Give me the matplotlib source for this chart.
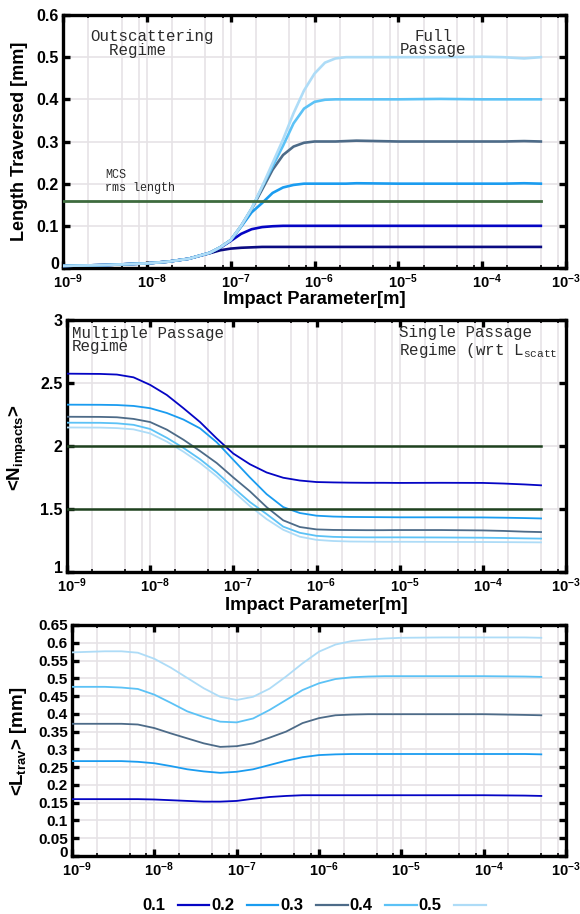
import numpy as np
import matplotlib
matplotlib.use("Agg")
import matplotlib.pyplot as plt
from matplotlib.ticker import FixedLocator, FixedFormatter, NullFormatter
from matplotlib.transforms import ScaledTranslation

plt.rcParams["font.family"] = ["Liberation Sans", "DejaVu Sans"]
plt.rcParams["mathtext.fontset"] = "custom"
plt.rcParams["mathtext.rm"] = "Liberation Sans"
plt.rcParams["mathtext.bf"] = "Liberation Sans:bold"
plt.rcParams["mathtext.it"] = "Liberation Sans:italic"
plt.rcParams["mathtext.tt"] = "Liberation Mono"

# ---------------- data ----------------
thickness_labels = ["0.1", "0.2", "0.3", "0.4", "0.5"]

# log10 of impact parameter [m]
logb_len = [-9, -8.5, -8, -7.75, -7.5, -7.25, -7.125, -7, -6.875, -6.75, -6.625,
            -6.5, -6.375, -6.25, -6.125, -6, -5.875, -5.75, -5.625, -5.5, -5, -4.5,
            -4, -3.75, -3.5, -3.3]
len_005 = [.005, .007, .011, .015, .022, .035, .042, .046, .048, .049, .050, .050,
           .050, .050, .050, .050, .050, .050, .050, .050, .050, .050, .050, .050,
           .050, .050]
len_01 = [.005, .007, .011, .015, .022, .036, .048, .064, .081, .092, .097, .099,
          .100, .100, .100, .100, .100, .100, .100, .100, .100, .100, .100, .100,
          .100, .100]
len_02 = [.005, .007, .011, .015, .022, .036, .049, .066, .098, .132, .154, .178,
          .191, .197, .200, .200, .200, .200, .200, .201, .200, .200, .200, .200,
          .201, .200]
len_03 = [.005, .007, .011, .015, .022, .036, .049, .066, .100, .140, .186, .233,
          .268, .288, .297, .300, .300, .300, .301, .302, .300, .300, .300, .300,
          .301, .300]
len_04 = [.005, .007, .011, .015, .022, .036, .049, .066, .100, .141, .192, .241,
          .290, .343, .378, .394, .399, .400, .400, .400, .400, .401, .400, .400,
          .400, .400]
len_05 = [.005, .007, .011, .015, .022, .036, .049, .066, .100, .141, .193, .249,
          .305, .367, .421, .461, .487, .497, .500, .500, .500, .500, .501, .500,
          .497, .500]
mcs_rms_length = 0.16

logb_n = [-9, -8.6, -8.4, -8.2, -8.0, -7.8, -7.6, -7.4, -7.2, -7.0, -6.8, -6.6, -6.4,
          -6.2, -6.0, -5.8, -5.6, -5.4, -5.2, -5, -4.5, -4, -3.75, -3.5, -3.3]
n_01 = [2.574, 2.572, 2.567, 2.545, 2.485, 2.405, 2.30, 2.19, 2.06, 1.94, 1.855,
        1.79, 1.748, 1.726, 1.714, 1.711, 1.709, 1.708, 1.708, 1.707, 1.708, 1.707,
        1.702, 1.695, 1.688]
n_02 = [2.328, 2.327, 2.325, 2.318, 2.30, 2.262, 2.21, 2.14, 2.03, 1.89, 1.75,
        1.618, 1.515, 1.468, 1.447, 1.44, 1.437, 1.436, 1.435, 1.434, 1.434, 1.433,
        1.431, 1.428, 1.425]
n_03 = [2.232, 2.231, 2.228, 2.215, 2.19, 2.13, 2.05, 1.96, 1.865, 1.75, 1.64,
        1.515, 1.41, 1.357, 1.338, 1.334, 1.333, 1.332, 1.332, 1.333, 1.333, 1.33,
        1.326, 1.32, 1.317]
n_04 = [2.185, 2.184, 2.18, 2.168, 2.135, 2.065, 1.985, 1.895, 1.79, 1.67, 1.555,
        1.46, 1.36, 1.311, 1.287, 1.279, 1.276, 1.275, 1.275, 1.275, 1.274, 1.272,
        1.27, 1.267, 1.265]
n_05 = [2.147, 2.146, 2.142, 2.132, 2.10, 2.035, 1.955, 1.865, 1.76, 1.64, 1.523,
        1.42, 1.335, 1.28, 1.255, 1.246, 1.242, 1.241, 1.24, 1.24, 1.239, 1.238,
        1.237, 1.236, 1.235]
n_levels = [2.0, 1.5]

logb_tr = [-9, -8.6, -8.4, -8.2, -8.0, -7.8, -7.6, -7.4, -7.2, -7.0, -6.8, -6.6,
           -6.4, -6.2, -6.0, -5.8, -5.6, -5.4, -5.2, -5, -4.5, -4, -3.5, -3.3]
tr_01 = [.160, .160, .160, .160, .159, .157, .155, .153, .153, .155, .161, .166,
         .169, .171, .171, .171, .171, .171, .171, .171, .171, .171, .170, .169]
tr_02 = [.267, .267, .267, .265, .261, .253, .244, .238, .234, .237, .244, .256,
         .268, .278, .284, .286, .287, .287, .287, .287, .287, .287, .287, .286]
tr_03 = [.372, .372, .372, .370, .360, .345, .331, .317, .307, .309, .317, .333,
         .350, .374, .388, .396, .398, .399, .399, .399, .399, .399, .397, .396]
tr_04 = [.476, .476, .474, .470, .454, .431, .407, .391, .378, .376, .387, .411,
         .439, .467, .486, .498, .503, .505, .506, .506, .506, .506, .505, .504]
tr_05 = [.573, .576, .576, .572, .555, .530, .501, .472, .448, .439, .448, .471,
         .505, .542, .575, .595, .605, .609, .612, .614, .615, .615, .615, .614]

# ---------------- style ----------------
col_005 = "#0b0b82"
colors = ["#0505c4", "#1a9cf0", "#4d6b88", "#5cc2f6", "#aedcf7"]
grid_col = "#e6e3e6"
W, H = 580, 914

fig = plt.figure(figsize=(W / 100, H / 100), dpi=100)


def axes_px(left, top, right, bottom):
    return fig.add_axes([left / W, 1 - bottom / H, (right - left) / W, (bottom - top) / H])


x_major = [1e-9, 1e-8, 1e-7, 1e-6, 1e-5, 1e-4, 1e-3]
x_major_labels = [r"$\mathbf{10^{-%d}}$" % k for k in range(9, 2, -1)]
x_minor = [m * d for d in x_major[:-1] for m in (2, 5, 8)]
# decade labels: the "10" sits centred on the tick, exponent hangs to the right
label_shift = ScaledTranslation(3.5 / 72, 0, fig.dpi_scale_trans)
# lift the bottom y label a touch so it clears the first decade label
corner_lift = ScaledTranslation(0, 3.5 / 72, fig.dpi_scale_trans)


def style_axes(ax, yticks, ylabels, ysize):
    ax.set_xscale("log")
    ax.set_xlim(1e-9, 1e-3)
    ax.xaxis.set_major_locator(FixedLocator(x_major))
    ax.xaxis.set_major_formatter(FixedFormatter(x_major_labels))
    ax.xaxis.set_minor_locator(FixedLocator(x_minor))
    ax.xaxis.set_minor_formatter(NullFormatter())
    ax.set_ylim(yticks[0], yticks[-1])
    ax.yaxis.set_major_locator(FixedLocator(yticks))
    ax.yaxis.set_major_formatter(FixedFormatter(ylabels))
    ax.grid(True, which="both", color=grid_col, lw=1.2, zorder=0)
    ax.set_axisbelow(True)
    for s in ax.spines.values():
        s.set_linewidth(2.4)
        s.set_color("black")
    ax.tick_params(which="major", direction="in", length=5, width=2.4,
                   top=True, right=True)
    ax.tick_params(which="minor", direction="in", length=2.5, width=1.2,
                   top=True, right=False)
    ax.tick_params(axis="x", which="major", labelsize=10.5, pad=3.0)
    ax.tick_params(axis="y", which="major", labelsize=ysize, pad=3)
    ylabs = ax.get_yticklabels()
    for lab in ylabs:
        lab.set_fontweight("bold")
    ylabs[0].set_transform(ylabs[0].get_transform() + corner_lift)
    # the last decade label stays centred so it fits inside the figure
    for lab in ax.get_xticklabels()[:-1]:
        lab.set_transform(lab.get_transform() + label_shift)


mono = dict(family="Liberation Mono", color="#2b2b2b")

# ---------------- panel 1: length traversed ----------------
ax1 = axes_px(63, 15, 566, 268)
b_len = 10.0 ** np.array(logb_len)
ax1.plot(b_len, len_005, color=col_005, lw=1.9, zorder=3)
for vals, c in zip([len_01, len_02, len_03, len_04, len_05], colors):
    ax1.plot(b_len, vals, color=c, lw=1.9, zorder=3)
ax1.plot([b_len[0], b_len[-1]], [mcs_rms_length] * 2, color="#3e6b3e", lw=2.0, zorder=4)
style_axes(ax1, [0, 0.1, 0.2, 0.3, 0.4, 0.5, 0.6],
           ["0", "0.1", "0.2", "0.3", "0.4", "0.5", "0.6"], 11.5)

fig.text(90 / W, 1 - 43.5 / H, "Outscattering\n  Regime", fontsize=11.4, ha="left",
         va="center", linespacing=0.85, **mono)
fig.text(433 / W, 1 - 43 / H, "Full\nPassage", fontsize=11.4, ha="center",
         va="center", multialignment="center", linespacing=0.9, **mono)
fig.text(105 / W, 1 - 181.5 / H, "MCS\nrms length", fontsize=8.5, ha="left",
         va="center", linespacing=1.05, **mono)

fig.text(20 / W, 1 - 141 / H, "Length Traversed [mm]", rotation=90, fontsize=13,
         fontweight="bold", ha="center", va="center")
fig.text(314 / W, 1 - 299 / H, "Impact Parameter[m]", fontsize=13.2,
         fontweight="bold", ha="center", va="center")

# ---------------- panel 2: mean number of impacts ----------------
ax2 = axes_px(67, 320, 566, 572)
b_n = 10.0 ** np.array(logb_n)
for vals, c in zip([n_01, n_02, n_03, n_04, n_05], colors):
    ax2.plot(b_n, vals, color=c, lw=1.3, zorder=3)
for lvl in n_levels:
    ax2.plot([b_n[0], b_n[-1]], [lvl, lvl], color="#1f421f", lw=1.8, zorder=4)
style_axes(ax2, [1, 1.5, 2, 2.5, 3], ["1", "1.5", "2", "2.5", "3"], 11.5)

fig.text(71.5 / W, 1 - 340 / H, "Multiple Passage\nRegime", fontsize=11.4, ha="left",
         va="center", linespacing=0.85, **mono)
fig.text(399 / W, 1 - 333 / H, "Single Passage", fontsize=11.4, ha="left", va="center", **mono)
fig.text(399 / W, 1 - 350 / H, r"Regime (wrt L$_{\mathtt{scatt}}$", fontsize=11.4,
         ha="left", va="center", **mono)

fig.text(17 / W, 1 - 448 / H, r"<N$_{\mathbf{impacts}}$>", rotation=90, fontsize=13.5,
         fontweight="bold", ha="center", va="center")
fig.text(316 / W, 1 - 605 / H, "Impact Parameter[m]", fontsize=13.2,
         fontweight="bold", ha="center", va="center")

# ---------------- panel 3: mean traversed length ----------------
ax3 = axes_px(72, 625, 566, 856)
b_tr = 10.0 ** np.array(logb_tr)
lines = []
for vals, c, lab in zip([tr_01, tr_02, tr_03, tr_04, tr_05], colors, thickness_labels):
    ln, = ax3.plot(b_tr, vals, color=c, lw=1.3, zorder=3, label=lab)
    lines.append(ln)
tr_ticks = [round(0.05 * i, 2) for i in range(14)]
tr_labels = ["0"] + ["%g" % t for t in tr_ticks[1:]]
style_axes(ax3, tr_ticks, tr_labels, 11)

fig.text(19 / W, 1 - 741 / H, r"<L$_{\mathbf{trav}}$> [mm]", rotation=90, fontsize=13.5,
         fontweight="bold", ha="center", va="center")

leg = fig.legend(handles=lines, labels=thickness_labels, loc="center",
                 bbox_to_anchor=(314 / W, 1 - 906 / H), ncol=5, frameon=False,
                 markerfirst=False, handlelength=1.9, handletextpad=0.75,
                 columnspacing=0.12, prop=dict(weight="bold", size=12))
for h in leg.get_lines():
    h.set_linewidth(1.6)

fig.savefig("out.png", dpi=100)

——————

» Stated task
State only the count of lines above that hold the string "matplotlib".

» Final result
6